Hundertwasser’s popularity is not only based on the mass appeal of his paintings and his visionary architecture, but today more than ever also on his active dedication to and many interventions on behalf of comprehensive nature- and environment protection. Just like he showed the people possibilities of a better world and finding a way back to paradise in his pictures, he turned his utopias into reality in the course of his artistic life. He himself made his vision of paradise a reality in the form of his modest safe havens located in the Austrian region “Waldviertel”, in Normandy, in Venice, and lastly in New Zealand. Next to public tree plantings around the world, he planted over 150,000 trees in his valley in New Zealand with the help of farmers and construction companies, thus giving the land back to nature. 
Examples of the standards he set for people-friendly architecture that is both close to nature and accessible for everyone can be witnessed at the KUNST HAUS WIEN. 

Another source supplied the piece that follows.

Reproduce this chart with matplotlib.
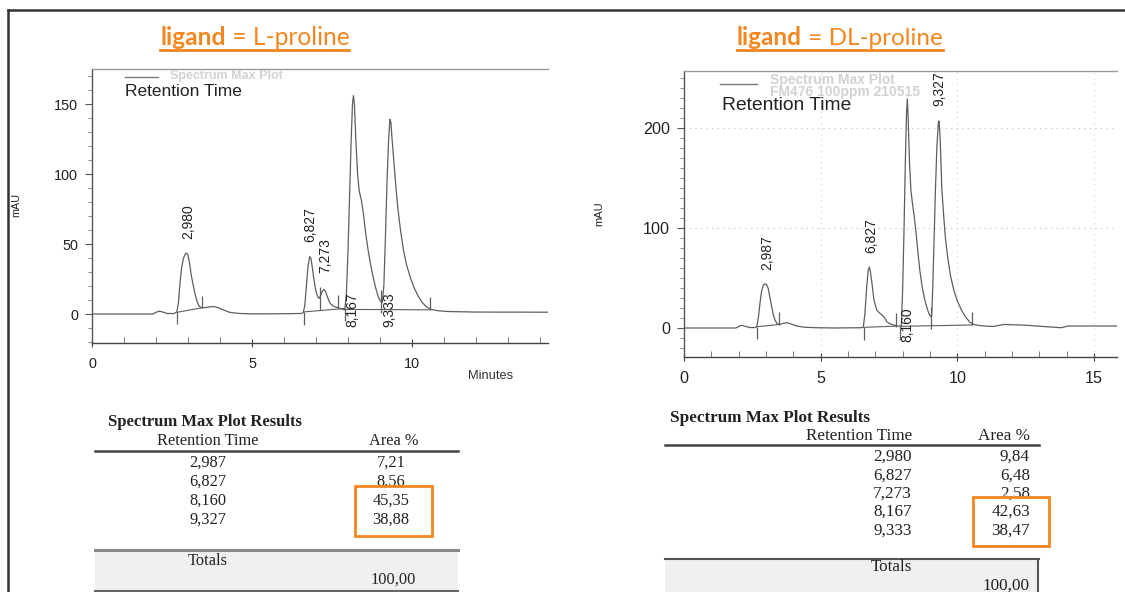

Two models of his plant purification system in the permanent exhibition also draw attention to details of his vision; together with the humus toilet, this idea was both at the center of his ecological ideas and at the center of his own homes. In The Sacred Shit – The Shit Culture (1979) Hundertwasser writes that “what is coming out of our body is not waste but the basis of our world.” Even in the Master School at the Academy of Fine Arts, students were ordered to cultivate such a facility. Receptacles laid with gravel and water plants were connected in a cascading way, turning sewage that runs through the basins into clear water. 

Whoever propagates nuclear energy is either extremely short-sighted, tendentiously informed, or consciously criminal …
Friedensreich Hundertwasser, On Ecology, 1983

Hundertwasser was globally active when it came to advocacy against nuclear energy and deforestation, along with becoming involved in saving wales and seas, and—among others—the preservation of the Austrian Hainburg Au wetlands. He also implemented this in his imagery and supported international organisations and campaigns. His original posters for environment protection have become legendary. Hundertwasser also published 691 Irinaland Over the Balkans, a mixed-media piece from the year 1969 on display at the KUNST HAUS WIEN, as a serigraph in 1971. These sheets are among the most impressive and meaningful in his graphic oeuvre. In 1980, the picture served as a model for Ralph Nader’s antinuclear power movement in the USA. It bore the title “Plant Trees, Avert Nuclear Peril”.